Reducing this risk requires treating service accounts as high-value identities rather than background infrastructure. By enforcing least privilege, rotating credentials, adopting managed service accounts, continuously monitoring identity activity, and regularly auditing permissions, organizations can close these silent entry points before they are abused.
As ransomware tactics continue to evolve, protecting identities is just as important as protecting endpoints. A strong identity security strategy ensures that the accounts designed to keep business operations running do not become the very tools that enable a devastating cyberattack.
Frequently Asked Questions (FAQs)
1. What is an over-privileged service account?
An over-privileged service account is a non-human account that has more permissions than necessary to perform its intended function. Excessive privileges increase the risk of attackers using the account to access sensitive systems, move laterally across the network, or deploy ransomware.
2. Why do ransomware attackers target service accounts?
Service accounts are attractive targets because they often have high-level permissions, long-lived credentials, and limited monitoring. Once compromised, attackers can use these trusted accounts to access servers, databases, backups, and other critical resources without immediately raising security alerts.

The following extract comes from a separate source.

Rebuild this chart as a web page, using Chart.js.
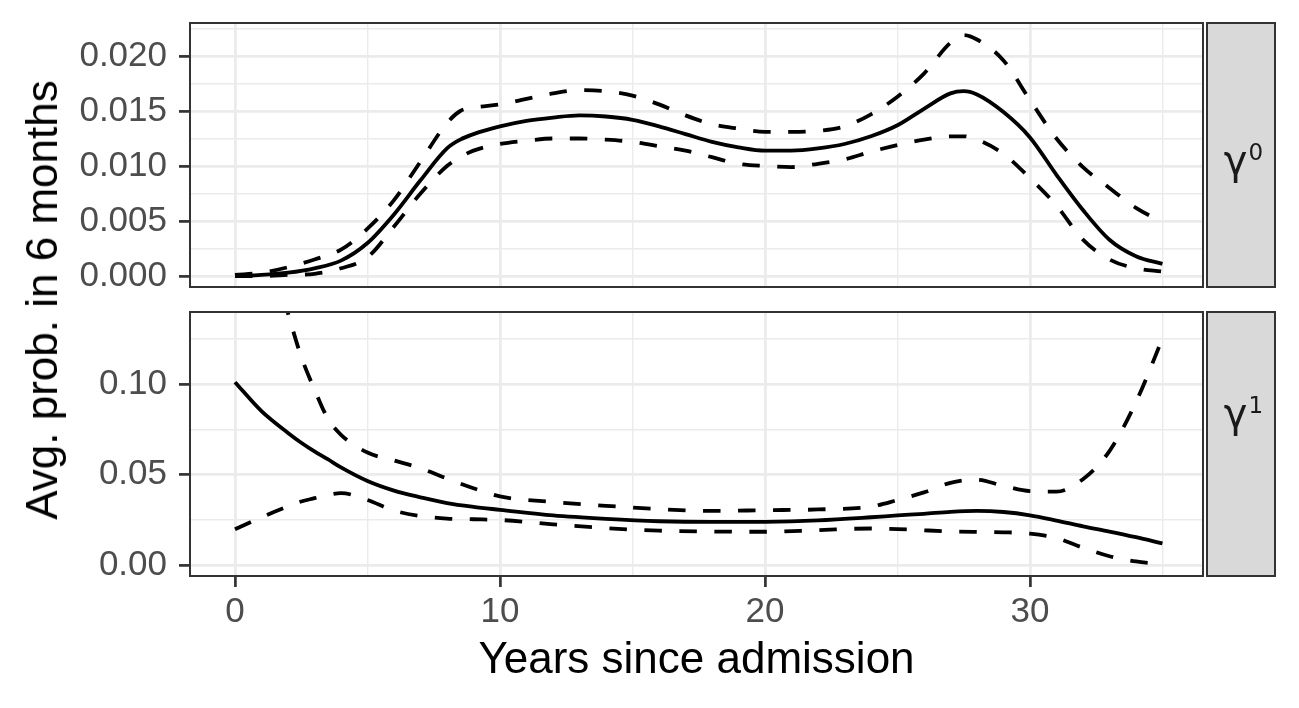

3. How can organizations identify over-privileged service accounts?
Organizations should regularly audit all service accounts, review their permissions, monitor account activity, and compare assigned privileges against actual business requirements. Identity governance and privileged access management (PAM) tools can help discover unnecessary permissions and reduce security risks.
4. What are the best practices for securing service accounts?
Key security practices include following the principle of least privilege, using managed service accounts where possible, rotating credentials regularly, enabling continuous monitoring, limiting administrative rights, implementing Privileged Access Management (PAM), and reviewing service account permissions on a regular basis.
5. Can removing excessive service account privileges help prevent ransomware attacks?
Yes. Reducing unnecessary privileges significantly limits an attacker’s ability to move laterally, access sensitive systems, disable backups, or encrypt enterprise resources. While no single security measure can completely stop ransomware, properly managing service account permissions is one of the most effective ways to reduce an organization’s attack surface and strengthen its overall cybersecurity posture.